History would dictate that the Super Bowl MVP is an award reserved for offensive players, especially quarterbacks (21 times).
But these eight defenders would argue otherwise, as they are the only guys on their side of the ball to win a Super Bowl MVP.
Dexter Jackson, FS, Tampa Bay Buccaneers - Super Bowl XXXVII
The former Tampa Bay free safety is the most recent defender to win the award, after he intercepted two Rich Gannon passes in the first half of Super Bowl XXXVII -- a Super Bowl record -- as the Buccaneers rolled to a 48-21 victory over the Oakland Raiders.
The decison to name Jackson MVP was not an easy one, as the Buccaneers intercepted Gannon five times -- twice by Jackson, twice by CB Dwight Smith and once by LB Derrick Brooks.

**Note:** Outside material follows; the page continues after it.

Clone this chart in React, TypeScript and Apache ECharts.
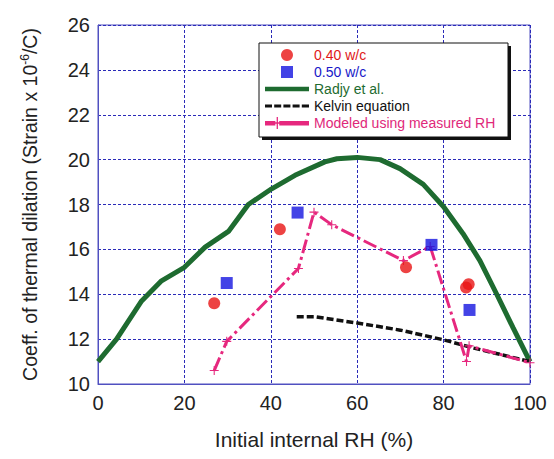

Ray Lewis, LB, Baltimore Ravens - Super Bowl XXXV
Lewis' stats from Super Bowl XXXV (3 tackles, 2 assists and 4 passes defensed) weren't exactly mind-blowing. The NFL Defensive Player of the Year didn't intercept a pass or return a fumble for a touchdown in the Ravens' 34-7 victory over the Giants.
He was simply recognized as the heart, soul, and leader of perhaps the best defensive unit and performance in Super Bowl history -- one in which Baltimore did not allow a single offensive touchdown. And in accordance with his role, Lewis evoked confidence during his postgame press conference.
"I told Shannon Sharpe and I told Jamal Lewis: Give us 10 points and the game is over," Lewis said. "That's not boasting. If you give us 10 points, game over. You go down against our defense, you're in a whole lot of trouble. We've dominated people like that all year. And they didn't score on us. Make sure you quote that. They didn't score on our defense."
Larry Brown, CB, Dallas Cowboys - Super Bowl XXX
Brown intercepted two passes in the second half of Dallas' 27-17 victory over the Pittsburgh Steelers in Super Bowl XXX.
Brown's first interception of Steelers quarterback Neil O'Donnell stalled a third quarter Pittsburgh drive. Brown returned the pick 44 yards to Pittsburgh's 18, which led to a touchdown run by Cowboys running back Emmitt Smith.
Pittsburgh proceeded to score 10 unanswered points and were poised to continue, positioned at their own 32-yard line with 4:15 remaining. But on second down, Brown again intercepted an O'Donnell pass and returned it 33 yards to Pittsburgh's 6. Moments later, Smith scored on a 4-yard touchdown run to seal the victory.
Richard Dent, DE, Chicago Bears - Super Bowl XX
For keying one of the most dominant performances in Super Bowl history, Bears defensive end Richard Dent became only the fifth member of a defense to be named Most Valuable Player. Chicago came into the game perhaps more well-known for their off-field singing, dancing and rapping, but their performance in a 46-10 victory over New England proved they were one of the top championship teams of their time.
Dent's 1½ sacks were part of Chicago's Super Bowl record seven sacks, but he added to his day by forcing two fumbles. The Bears' defense held New England to a record-low 7 yards rushing while also contributing an interception return for a touchdown and a safety.
Randy White, DT and Harvey Martin, DE, Dallas Cowboys - Super Bowl XII
For the first and only time in Super Bowl history, a pair shared the Most Valuable Player honor. Defensive tackle Randy White and defensive end Harvey Martin were the leaders of a Dallas defense that forced eight Denver turnovers in a 27-10 victory over Denver.
Jake Scott, S, Miami Dolphins - Super Bowl VII
Miami's "No-Name Defense" was one of the big reasons the Dolphins became the first unbeaten, untied team in NFL history, posting a perfect 17-0 record. So it was only fitting that one of its members won the Most Valuable Player award in Miami's 14-7 win over Washington in Super Bowl VII.
Scott had two interceptions, including one in the end zone during the fourth quarter that, combined with his 55-yard return, iced the game for the Dolphins.
Chuck Howley, LB, Dallas Cowboys - Super Bowl V
Howley became the first defensive player to be named Most Valuable Player in a Super Bowl. But the honor had a hollow ring for the Cowboys linebacker, who also became the first player from a losing team to be named MVP.
The Cowboys lost to the Colts 16-13 as rookie Jim O'Brien made a 32-yard field goal with five seconds remaining to win the game. Howley intercepted two passes and receovered a fumble to win the honor, although his effort was overshadowed by Baltimore's eventual win.